Australian appellate courts have occasionally delivered blunt criticisms of prosecutors, especially where misconduct risked a miscarriage of justice. But these are all AFTER the trial. For example: In the wrongful conviction of Andrew Mallard, the High Court of Australia condemned the prosecution’s failure to disclose key evidence. The Court said the prosecution had not complied with its duty of disclosure, leading to a fundamentally unfair trial.

The Supreme Court of New South Wales condemned a prosecutor’s jury address for inflammatory rhetoric. The court said the Crown’s address was “a grossly improper address which should never have been made.” The prosecutor had appealed to prejudice, suggested facts not in evidence and used emotive language designed to inflame the jury. The conviction was quashed. Again, this came AFTER the trial.

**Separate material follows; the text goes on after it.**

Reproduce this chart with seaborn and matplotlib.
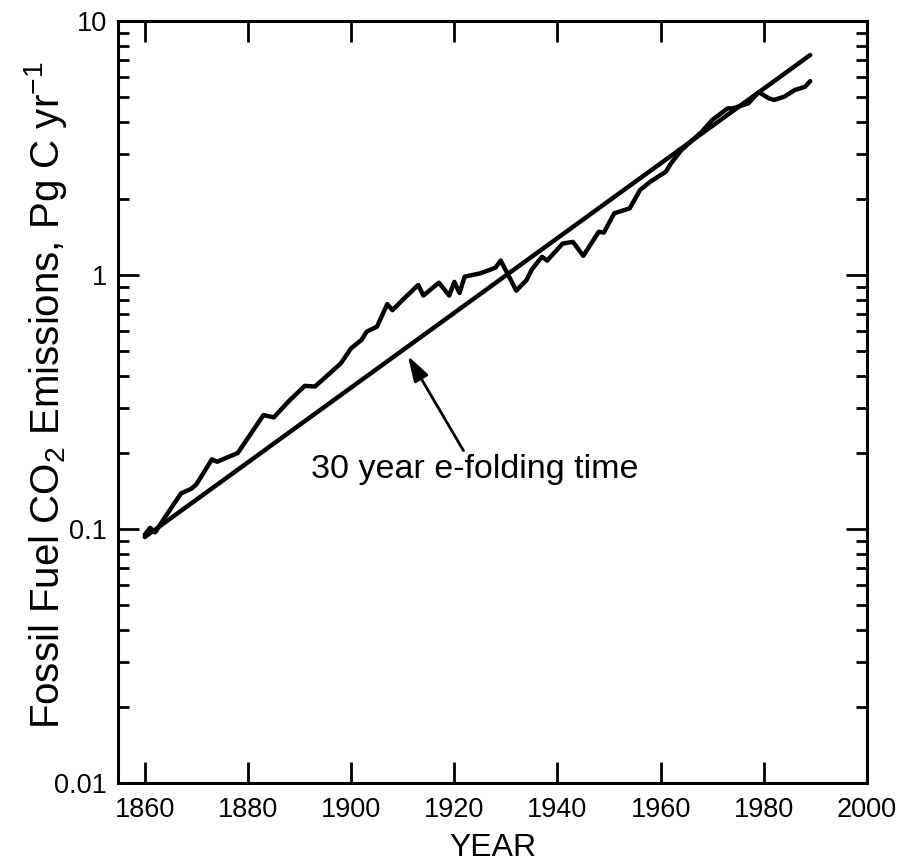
import numpy as np
import pandas as pd
import matplotlib
matplotlib.use('Agg')
import matplotlib.pyplot as plt
import matplotlib.ticker as mticker
import seaborn as sns

# Emissions (Pg C / yr)
years = [1860, 1861, 1862, 1864, 1867, 1869, 1870, 1873, 1874, 1878, 1883, 1885,
         1888, 1891, 1893, 1898, 1900, 1902, 1903, 1905, 1907, 1908, 1910, 1913,
         1914, 1917, 1919, 1920, 1921, 1922, 1925, 1927, 1928, 1929, 1932, 1934,
         1935, 1937, 1938, 1941, 1943, 1945, 1948, 1949, 1951, 1954, 1956, 1958,
         1961, 1962, 1964, 1968, 1970, 1973, 1974, 1977, 1979, 1981, 1982, 1984,
         1986, 1988, 1989]
emissions = [0.095, 0.101, 0.097, 0.112, 0.138, 0.144, 0.150, 0.188, 0.184, 0.199, 0.281, 0.275,
             0.320, 0.366, 0.364, 0.449, 0.515, 0.555, 0.598, 0.626, 0.768, 0.727, 0.799, 0.914,
             0.830, 0.933, 0.830, 0.940, 0.850, 0.985, 1.015, 1.05, 1.07, 1.14, 0.868, 0.955,
             1.05, 1.18, 1.14, 1.33, 1.35, 1.19, 1.48, 1.47, 1.75, 1.83, 2.16, 2.33,
             2.55, 2.75, 3.10, 3.67, 4.08, 4.53, 4.53, 4.74, 5.25, 4.96, 4.89, 5.04,
             5.35, 5.51, 5.80]

# 30 year e-folding line (end points)
efold_years = [1860, 1989]
efold_values = [0.093, 7.35]

ytick_vals = [0.01, 0.1, 1, 10]
ytick_labels = ['0.01', '0.1', '1', '10']
xtick_vals = [1860, 1880, 1900, 1920, 1940, 1960, 1980, 2000]

sns.set_style('ticks')
plt.rcParams['font.family'] = ['Liberation Sans', 'DejaVu Sans']
plt.rcParams['mathtext.fontset'] = 'custom'
plt.rcParams['mathtext.rm'] = 'Liberation Sans'
plt.rcParams['mathtext.it'] = 'Liberation Sans'
plt.rcParams['text.color'] = 'black'
plt.rcParams['axes.labelcolor'] = 'black'

fig = plt.figure(figsize=(9.03, 8.65), dpi=100)
ax = fig.add_axes([0.1307, 0.0948, 0.8294, 0.8809])

sns.lineplot(x=years, y=emissions, ax=ax, color='black', lw=3.2, estimator=None)
sns.lineplot(x=efold_years, y=efold_values, ax=ax, color='black', lw=3.2, estimator=None)

ax.set_yscale('log')
ax.set_xlim(1854.8, 2000)
ax.set_ylim(0.01, 10)
ax.set_xticks(xtick_vals)
ax.xaxis.set_minor_locator(mticker.NullLocator())
ax.yaxis.set_major_locator(mticker.FixedLocator(ytick_vals))
ax.yaxis.set_major_formatter(mticker.FixedFormatter(ytick_labels))
ax.yaxis.set_minor_locator(mticker.LogLocator(base=10, subs=np.arange(2, 10)))
ax.yaxis.set_minor_formatter(mticker.NullFormatter())

ax.tick_params(which='both', direction='in', top=True, right=True, colors='black',
               labelcolor='black', labelsize=19.5)
ax.tick_params(axis='x', pad=10)
ax.tick_params(axis='y', pad=8)
ax.tick_params(which='major', length=15, width=2)
ax.tick_params(which='minor', length=8, width=2)
for sp in ax.spines.values():
    sp.set_linewidth(2.2)
    sp.set_color('black')

ax.set_xlabel('YEAR', fontsize=23, labelpad=7)
ax.set_ylabel(r'Fossil Fuel CO$_2$ Emissions, Pg C yr$^{-1}$', fontsize=29)
ax.yaxis.set_label_coords(-0.066, 0.509)

ax.annotate('30 year e-folding time', xy=(1911.0, 0.48), xytext=(1892.3, 0.159),
            fontsize=24.5, ha='left', va='baseline',
            arrowprops=dict(arrowstyle='-|>,head_length=0.7,head_width=0.22',
                            color='black', lw=2, mutation_scale=22,
                            shrinkA=0, shrinkB=0,
                            relpos=(0.47, 1.0)))

fig.savefig('out.png', dpi=100)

In reviewing the conviction of Matthew Libke, the High Court criticised aspects of the prosecution’s approach to the jury. The Court said parts of the Crown’s argument were “calculated to prejudice the accused.” The conviction was set aside.

In R v Apostilides, the High Court criticised the Crown’s approach to calling witnesses. The Court emphasised that prosecutors must not manipulate witness selection to disadvantage the defence.

If a prosecutor makes inflammatory remarks or refers to facts not in evidence or shifts the burden of proof, defence counsel should ask the judge to give the jury a corrective instruction. Defendants should feel confident demanding such instruction (through their instructing solicitor) if they recognise such ethical failures and the judge fails to intervene.